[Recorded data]
-- begin --

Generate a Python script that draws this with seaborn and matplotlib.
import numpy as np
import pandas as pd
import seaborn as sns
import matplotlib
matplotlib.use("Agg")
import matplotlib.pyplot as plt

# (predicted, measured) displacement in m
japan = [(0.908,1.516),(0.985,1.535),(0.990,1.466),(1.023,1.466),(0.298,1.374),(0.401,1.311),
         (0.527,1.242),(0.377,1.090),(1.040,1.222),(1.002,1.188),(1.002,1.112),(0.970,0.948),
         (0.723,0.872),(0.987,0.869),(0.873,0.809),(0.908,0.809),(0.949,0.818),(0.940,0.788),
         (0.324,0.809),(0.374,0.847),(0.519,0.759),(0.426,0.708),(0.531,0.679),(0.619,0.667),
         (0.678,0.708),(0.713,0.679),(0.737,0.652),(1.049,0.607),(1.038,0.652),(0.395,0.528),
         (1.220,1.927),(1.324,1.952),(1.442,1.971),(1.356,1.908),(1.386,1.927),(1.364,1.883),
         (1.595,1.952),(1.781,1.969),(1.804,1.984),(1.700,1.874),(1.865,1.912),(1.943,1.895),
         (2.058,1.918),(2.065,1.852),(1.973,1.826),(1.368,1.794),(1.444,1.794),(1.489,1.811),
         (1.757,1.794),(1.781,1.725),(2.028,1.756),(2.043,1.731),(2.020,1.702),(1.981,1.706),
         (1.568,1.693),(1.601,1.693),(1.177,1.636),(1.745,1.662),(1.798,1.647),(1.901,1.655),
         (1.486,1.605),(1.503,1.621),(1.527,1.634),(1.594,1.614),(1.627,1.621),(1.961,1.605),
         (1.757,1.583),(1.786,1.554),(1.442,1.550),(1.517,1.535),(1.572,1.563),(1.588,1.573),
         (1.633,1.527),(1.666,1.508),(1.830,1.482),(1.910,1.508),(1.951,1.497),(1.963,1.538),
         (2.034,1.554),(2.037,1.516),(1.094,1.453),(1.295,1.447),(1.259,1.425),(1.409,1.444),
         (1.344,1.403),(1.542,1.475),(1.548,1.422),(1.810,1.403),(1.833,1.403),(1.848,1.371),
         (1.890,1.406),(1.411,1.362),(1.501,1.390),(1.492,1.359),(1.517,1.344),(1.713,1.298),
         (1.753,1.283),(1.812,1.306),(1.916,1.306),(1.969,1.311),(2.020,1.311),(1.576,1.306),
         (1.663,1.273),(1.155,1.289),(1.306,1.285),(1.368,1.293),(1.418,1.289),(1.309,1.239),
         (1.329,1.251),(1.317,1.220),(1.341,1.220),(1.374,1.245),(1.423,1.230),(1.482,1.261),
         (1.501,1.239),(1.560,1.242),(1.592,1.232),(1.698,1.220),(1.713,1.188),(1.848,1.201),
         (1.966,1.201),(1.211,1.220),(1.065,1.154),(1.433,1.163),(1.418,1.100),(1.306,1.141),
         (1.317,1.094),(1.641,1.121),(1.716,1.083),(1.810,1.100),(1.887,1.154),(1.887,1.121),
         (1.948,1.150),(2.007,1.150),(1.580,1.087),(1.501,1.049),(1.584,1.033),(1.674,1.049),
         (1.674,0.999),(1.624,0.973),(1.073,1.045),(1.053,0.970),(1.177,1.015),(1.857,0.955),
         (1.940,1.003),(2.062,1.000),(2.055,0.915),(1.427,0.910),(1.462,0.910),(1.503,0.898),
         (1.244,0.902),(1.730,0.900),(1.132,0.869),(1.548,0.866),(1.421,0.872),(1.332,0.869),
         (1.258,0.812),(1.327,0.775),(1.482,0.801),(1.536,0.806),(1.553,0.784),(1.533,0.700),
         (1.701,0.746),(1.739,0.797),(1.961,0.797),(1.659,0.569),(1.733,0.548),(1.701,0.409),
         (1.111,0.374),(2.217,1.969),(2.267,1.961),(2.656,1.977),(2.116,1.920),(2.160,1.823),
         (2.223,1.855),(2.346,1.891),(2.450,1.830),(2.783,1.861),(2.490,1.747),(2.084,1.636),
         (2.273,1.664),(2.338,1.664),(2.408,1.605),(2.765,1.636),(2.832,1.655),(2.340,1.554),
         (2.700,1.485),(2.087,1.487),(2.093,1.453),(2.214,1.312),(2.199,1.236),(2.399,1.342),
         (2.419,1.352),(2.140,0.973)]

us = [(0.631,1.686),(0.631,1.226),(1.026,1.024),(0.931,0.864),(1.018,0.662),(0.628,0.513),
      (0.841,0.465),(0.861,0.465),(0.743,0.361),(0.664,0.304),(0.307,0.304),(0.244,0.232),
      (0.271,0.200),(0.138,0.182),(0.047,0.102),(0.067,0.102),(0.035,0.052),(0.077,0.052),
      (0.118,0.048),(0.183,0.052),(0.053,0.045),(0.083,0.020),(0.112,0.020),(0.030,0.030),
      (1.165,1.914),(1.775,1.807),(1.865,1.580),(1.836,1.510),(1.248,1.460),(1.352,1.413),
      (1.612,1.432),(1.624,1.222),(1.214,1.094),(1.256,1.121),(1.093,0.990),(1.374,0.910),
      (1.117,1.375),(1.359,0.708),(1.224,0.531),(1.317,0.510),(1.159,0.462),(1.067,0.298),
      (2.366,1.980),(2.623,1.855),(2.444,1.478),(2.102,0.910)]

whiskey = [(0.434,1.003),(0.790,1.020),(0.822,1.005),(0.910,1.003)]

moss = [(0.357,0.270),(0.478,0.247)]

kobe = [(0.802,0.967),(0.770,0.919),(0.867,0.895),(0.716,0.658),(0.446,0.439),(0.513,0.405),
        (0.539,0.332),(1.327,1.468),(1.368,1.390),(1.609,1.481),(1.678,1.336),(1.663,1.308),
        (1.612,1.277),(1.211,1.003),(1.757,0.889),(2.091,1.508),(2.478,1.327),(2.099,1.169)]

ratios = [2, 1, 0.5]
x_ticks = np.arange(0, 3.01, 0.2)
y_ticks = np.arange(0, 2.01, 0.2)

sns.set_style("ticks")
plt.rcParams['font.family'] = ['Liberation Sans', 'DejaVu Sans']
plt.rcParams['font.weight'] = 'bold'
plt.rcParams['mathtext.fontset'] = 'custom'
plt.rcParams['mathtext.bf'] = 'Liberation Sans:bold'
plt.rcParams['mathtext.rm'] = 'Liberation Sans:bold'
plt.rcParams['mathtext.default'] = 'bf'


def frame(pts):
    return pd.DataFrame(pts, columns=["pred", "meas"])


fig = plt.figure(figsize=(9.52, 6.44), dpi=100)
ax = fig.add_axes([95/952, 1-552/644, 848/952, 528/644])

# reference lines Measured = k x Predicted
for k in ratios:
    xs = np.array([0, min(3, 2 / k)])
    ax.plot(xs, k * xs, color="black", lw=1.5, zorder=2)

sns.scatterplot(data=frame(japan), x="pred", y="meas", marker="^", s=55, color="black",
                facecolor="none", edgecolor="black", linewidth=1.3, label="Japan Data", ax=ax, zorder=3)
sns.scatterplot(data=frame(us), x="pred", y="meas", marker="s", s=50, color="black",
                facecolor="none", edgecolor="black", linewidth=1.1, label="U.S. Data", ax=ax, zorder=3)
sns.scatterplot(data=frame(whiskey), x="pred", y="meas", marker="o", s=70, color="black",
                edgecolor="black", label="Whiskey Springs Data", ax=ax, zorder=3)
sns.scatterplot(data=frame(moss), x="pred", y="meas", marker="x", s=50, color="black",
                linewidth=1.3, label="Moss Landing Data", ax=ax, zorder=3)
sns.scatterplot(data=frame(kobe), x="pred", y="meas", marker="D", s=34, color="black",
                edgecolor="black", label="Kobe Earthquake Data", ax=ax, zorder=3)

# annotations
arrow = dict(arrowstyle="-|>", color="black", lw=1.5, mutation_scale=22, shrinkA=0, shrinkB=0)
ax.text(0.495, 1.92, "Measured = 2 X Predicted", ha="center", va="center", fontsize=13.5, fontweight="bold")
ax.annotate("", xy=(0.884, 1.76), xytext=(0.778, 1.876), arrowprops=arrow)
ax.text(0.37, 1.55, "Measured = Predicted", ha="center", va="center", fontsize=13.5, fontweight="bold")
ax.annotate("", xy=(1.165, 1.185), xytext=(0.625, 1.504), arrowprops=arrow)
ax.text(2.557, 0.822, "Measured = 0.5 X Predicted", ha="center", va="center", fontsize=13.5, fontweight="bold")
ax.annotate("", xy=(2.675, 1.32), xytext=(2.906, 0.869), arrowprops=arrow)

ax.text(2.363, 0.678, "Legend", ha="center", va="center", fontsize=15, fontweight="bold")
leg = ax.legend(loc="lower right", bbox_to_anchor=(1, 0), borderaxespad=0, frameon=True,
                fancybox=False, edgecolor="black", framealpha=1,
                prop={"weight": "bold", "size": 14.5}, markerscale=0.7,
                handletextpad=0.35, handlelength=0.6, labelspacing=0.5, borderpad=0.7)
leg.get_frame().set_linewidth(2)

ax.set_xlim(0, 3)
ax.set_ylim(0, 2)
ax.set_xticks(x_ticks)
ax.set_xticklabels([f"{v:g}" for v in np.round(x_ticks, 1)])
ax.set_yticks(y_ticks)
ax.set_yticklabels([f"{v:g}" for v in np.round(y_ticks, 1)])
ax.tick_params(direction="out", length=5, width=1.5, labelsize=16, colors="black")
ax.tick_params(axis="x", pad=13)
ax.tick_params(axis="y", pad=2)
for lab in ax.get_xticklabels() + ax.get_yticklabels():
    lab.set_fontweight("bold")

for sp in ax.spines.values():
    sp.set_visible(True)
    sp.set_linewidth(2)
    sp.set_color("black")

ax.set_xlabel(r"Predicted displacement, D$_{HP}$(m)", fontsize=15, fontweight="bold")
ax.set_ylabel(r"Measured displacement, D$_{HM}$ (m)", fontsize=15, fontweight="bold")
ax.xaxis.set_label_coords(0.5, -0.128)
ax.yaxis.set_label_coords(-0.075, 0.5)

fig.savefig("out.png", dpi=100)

-- end --
-- begin --

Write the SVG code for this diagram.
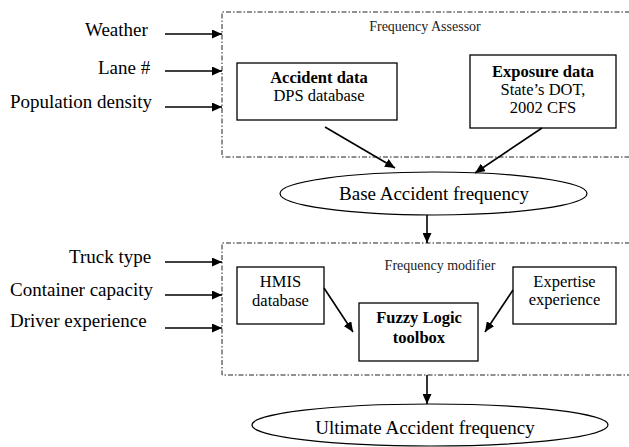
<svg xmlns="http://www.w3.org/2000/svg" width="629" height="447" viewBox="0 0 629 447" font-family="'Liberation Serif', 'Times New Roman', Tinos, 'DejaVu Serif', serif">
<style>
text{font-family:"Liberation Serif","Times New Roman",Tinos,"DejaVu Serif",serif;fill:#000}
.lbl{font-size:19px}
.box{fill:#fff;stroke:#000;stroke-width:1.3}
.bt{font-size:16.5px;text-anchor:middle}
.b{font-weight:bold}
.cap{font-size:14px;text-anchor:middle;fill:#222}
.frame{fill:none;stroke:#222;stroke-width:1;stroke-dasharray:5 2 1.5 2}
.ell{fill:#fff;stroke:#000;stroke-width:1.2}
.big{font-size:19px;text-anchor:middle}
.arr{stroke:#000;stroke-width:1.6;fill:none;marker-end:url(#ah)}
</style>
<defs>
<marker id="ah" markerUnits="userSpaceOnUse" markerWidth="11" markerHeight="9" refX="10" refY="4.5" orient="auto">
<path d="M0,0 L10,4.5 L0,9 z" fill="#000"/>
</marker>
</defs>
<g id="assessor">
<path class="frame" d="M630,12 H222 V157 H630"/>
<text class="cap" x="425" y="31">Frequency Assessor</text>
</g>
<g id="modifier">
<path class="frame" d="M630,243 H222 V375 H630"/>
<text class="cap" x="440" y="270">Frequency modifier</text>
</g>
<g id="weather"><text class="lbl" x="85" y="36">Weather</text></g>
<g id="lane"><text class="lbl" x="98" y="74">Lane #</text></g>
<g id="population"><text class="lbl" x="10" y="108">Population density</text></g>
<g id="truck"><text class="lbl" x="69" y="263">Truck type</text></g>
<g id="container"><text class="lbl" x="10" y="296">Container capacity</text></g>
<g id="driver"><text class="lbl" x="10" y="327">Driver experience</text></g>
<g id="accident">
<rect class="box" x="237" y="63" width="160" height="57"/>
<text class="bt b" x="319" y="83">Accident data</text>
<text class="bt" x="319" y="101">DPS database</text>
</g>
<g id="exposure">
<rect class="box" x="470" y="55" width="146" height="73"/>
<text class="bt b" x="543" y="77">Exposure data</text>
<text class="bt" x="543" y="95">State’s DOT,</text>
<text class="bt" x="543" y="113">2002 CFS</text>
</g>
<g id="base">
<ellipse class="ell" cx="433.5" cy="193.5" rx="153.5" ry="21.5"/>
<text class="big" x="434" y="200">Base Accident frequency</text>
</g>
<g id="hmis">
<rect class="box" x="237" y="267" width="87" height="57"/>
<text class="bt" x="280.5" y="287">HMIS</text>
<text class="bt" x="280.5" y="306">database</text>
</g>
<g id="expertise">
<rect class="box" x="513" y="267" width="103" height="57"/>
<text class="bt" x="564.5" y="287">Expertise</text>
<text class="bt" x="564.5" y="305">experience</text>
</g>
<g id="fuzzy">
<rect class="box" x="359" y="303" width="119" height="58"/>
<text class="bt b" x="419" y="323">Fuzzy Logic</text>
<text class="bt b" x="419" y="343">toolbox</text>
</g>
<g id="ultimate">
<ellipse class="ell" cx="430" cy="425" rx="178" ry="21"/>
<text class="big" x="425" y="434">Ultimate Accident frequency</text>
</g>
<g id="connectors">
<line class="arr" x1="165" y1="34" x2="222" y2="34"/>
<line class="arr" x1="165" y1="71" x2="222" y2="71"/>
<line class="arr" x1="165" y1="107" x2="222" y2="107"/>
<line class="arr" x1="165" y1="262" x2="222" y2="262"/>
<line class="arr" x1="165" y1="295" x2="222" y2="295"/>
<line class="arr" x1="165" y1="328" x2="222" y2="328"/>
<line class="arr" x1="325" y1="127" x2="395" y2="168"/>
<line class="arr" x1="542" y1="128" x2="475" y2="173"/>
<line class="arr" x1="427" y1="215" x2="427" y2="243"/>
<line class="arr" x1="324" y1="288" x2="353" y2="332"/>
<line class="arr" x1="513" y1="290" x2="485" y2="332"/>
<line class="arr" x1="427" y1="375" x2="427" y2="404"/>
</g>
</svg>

-- end --
-- begin --

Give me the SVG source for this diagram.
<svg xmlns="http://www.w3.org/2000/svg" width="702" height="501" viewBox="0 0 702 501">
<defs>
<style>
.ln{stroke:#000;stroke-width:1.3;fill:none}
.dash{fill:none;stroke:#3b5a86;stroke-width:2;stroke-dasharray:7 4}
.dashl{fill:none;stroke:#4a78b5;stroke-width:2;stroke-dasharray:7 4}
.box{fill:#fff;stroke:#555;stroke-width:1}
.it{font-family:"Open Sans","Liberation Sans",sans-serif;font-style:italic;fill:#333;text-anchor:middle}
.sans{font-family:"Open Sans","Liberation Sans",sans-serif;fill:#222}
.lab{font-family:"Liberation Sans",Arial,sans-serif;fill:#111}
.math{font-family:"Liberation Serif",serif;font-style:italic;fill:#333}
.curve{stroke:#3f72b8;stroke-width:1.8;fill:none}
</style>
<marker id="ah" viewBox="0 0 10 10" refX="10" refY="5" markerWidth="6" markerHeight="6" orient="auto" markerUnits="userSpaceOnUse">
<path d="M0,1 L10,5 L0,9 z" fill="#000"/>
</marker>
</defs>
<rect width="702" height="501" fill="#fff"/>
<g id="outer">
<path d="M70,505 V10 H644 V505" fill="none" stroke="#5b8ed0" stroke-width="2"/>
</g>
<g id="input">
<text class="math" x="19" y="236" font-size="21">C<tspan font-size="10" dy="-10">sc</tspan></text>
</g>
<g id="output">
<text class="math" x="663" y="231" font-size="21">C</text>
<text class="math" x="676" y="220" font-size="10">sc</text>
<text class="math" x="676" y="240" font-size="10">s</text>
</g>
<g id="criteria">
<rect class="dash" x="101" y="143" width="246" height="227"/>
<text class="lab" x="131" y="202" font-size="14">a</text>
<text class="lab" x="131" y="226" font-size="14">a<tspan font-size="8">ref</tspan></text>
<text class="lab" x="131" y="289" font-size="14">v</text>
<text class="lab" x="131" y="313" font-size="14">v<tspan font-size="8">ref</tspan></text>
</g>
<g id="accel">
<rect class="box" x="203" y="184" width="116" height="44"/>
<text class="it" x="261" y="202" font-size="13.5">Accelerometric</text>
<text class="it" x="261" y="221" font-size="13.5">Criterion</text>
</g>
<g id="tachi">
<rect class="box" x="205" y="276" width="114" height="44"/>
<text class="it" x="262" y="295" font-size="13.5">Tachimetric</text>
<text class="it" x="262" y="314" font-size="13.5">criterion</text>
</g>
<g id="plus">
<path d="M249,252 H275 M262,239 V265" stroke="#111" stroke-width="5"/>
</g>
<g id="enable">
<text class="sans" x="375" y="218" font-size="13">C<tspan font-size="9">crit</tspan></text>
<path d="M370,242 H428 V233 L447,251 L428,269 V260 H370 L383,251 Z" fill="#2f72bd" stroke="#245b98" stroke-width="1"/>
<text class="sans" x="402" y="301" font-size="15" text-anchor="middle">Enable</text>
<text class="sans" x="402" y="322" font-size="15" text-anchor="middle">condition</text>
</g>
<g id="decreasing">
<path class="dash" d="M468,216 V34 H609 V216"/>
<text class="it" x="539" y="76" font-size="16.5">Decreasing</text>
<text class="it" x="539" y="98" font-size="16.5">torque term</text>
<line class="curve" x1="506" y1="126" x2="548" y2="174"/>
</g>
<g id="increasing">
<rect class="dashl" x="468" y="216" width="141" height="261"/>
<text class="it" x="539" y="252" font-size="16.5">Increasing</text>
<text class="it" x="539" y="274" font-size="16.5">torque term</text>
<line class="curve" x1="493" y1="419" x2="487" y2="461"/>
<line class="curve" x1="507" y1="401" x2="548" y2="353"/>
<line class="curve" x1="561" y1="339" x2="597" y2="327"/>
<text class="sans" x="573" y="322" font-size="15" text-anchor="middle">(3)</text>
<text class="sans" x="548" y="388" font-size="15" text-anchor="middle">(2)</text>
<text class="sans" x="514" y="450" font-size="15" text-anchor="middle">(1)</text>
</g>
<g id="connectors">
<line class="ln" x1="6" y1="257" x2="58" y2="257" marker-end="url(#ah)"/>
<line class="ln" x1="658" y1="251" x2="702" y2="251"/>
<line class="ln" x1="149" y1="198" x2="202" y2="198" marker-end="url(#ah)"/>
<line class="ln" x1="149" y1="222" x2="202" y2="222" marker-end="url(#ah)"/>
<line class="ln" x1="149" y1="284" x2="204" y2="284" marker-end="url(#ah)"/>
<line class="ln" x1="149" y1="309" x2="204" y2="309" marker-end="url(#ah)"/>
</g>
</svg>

-- end --

(Task to carry out): Scan the material above. Copy each line that holds the word "this".

(Answer in full):
Generate a Python script that draws this with seaborn and matplotlib.
Write the SVG code for this diagram.
Give me the SVG source for this diagram.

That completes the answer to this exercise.